In the manufacture of decorative trim panels for use as interior decoration on automobile doors, boat interiors, baby carriages, etc., it has become common practice to bond onto the surface of a vinyl sheeting, by dielectric means, a decorative colored or metallized vinyl extruded molding.
Currently the usual practice is to use a base board of compressed wood fibers known in the trade as "hard board", a layer of bonded fibers or soft foam of urethane or vinyl thereover to provide a cushioning effect, and a top layer of vinyl sheeting with or without a backing fabric as the finished surface of the panel. The vinyl sheeting may have an embossed grain, and further decorative effects are obtained by embossing lines, simulated stitching, geometric patterns, etc. on the face of the panel and at the same time bonding the molding strip or strips thereto. The strips or moldings may be in the form of straight lines, curved pieces or frames, as desired.
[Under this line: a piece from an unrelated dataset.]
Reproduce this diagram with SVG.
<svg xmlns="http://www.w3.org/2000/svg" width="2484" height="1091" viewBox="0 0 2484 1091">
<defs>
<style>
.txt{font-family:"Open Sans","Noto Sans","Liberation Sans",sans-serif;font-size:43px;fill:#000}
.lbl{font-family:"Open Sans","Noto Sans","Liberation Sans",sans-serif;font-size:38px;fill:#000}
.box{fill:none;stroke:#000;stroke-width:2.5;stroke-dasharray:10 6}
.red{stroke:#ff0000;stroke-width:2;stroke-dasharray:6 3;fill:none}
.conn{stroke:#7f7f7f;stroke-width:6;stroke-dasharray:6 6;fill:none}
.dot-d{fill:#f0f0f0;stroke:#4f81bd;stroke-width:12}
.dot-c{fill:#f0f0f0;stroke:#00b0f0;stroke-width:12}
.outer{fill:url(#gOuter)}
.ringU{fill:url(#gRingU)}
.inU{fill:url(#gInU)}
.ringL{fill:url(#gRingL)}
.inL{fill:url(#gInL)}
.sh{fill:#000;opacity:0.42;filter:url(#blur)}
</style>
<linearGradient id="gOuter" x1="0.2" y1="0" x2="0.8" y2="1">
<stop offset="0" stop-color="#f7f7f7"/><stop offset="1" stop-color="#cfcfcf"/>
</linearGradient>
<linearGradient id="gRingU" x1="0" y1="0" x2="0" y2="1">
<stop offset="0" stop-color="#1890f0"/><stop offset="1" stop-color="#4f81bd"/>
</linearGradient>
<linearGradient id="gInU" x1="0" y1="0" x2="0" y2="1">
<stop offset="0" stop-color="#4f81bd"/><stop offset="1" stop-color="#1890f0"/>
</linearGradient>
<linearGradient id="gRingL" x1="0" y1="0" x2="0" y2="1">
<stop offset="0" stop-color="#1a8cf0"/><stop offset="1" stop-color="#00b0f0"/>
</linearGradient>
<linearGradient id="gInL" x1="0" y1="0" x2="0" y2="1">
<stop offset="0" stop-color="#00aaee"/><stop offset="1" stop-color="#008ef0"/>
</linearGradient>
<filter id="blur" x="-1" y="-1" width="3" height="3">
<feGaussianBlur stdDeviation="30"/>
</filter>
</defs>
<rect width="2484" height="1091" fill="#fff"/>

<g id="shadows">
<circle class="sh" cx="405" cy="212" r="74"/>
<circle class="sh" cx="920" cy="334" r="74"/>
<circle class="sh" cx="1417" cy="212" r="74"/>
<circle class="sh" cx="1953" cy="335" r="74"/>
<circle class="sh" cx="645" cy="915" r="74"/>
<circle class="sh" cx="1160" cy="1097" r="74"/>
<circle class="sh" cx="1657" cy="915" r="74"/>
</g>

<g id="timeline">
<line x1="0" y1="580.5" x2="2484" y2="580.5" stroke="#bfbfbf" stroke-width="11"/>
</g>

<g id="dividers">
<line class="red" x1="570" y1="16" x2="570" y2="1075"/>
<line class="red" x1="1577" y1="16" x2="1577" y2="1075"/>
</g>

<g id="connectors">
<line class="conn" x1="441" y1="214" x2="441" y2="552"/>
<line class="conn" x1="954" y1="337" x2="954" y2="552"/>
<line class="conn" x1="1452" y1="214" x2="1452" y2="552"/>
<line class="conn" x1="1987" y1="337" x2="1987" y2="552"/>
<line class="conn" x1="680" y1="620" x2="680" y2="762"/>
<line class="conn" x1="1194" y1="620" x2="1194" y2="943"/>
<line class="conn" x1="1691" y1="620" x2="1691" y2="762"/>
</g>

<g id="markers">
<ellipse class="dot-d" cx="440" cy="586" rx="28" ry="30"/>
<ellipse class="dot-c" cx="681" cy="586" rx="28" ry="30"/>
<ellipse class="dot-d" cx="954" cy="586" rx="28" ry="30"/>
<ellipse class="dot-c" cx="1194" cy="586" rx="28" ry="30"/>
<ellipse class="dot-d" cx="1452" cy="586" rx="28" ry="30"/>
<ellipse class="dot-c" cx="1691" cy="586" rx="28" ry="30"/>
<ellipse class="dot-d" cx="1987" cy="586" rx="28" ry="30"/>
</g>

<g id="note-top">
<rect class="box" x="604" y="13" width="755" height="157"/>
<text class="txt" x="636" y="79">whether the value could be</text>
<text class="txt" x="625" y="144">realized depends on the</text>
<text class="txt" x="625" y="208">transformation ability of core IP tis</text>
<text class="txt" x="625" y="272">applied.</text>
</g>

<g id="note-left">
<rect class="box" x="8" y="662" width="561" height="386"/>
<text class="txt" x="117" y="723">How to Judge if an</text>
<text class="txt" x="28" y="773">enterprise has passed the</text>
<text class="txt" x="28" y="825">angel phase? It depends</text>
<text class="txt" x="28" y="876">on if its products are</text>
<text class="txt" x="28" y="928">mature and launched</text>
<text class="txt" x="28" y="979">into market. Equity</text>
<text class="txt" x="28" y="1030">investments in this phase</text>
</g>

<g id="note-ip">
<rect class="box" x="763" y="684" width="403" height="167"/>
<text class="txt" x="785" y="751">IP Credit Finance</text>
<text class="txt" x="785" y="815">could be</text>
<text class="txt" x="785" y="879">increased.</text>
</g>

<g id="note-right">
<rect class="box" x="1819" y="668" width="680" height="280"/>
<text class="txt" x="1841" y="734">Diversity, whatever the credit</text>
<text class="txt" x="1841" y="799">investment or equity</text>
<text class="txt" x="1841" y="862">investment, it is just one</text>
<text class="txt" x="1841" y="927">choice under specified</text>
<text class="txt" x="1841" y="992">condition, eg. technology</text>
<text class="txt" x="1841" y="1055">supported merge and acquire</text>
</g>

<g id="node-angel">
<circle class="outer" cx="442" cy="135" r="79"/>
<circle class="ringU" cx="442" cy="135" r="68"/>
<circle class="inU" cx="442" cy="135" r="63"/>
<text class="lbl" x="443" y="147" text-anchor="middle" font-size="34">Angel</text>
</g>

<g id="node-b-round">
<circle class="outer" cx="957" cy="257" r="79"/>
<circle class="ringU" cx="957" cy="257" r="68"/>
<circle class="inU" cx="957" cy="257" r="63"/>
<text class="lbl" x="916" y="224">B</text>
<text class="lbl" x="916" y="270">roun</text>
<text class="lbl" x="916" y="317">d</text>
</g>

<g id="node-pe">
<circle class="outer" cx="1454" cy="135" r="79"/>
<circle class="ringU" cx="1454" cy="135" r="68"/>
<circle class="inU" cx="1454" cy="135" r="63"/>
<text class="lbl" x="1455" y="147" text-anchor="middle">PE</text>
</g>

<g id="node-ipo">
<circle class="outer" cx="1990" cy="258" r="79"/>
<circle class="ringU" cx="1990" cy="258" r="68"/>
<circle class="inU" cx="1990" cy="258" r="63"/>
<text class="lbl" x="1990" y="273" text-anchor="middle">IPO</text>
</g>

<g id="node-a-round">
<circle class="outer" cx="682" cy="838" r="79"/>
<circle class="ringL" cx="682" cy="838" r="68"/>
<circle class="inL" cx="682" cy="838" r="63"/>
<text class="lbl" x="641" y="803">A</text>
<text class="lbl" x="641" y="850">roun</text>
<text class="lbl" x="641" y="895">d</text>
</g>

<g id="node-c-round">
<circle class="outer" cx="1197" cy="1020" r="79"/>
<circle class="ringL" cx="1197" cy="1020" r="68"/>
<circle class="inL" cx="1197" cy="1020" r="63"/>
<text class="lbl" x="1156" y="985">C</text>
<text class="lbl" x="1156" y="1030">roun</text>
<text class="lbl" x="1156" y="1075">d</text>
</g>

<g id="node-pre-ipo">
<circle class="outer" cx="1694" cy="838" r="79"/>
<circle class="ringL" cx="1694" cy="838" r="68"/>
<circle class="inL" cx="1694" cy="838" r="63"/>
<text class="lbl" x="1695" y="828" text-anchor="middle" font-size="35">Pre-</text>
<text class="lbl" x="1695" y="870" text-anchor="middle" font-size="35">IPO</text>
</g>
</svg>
To further enhance the decorative effect it may be desired to use different colors or grains of vinyl sheeting in different areas of the panel. If the different colored areas are delineated by the moldings, it is practical and convenient to conceal the color break by using the molding to cover the adjoining edges of the different colored materials. This simplifies manufacture by reducing the required degree of accuracy of cutting and placing the different colored materials during fabrication.
Using existing techniques, however, it is necessary that the different substrates placed under the decorative molding or strip have essentially the same dielectric bonding properties.
Such limitations become undesirable as designs become more sophisticated, and it is an object of the present invention to provide improved means for bonding such decorative metallized or colored strips or moldings to adjacent areas of substrate materials having markedly different dielectric bonding characteristics.
On one side of the strip there might be, for instance, the vinyl sheeting which up to now has been the normal material for this type of structure, while on the other side of the "color break" there could be a fabric such as nylon sateen, which is notably difficult to bond to.
Other objects and advantages will become apparent upon consideration of the present disclosure in its entirety.